Sponsored Products supports negative targeting, including negative keyword options. Use negatives after the search term data appears.

Placements

Sponsored Products placements include areas such as top of search and product pages. Amazon supports placement controls and bid adjustments tied to placements.

A simple placement rule:

  • Raise the top of the search only after ACoS stays under break even for seven days

  • Keep product page placements running for discovery

Weekly Optimization Routine

Run this routine once per week. Keep changes small, then let data settle.

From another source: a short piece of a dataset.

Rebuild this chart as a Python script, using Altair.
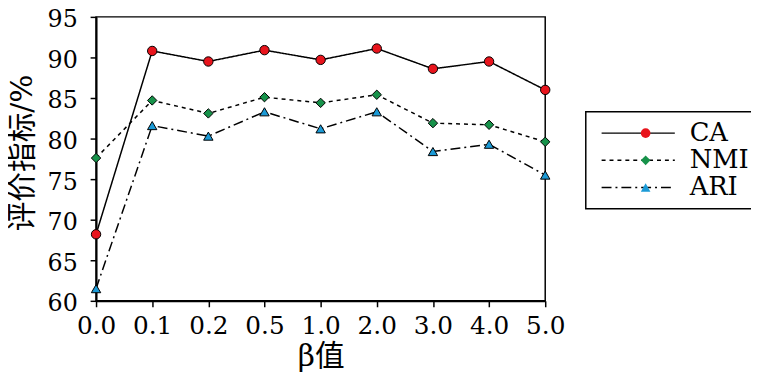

Step 1: Pull search term data
Look for search terms from auto campaigns and broad or phrase keywords.

Step 2: Promote winners
If a search term produces orders, add the term to the manual as an exact match, then lower auto bids slightly to reduce duplicate bidding.

Step 3: Add negatives
If a search term produces clicks with no sales and poor relevance, add a negative phrase or a negative exact.

Step 4: Adjust bids
Raise bids on terms with stable orders and healthy ACoS.
Lower bids on terms with high spend and weak returns.

ACoS remains the simplest efficiency metric inside Amazon Ads, defined as spend divided by ad sales.

Scaling Rules

Once campaigns show stable results, scale with rules, not mood.

  • Rule 1: Scale budgets after conversion proves stable
    Increase the daily budget by 10 to 20 percent once per week on winning campaigns.

  • Rule 2: Split campaigns by goal
    Discovery campaigns: auto, broad, product targeting.
    Control campaigns: exact match winners.

  • Rule 3: Add a defensive campaign for author name terms
    Bid on your author name and series name to protect branded searches.

Common Problems and Fixes

Problem: Clicks with no orders
Fix path:

  • Tighten targeting by moving broad terms into phrase or exact

  • Check price and cover signal against your niche

  • Rewrite the first two lines of the description for a stronger hook

Problem: Spend stays near zero
Fix path:

  • Raise bids until impressions arrive

  • Add more targets in product targeting

  • Confirm book availability in the target marketplace

Amazon notes that books must be available in the country where ads run, and books must appear in Author Central for author advertising guides.

Problem: High ACoS on Book 1

Fix path:
Track series read-through. Book 2 and Book 3 revenue often pay back Book 1 spend.
Keep exact-match winners; cut weak discovery terms.

Sponsored Brands for Authors

Sponsored Brands offers additional placements for authors. Amazon’s author-focused Sponsored Brands guide lists a common requirement: three or more eligible titles under the same author name, with those titles present in Author Central.

KDP’s help page for advertising also states that creating a Sponsored Brands campaign requires at least one pen name with three unique titles in Author Central.

Add Sponsored Brands after Sponsored Products shows stable winners. Use keywords already proven in Sponsored Products.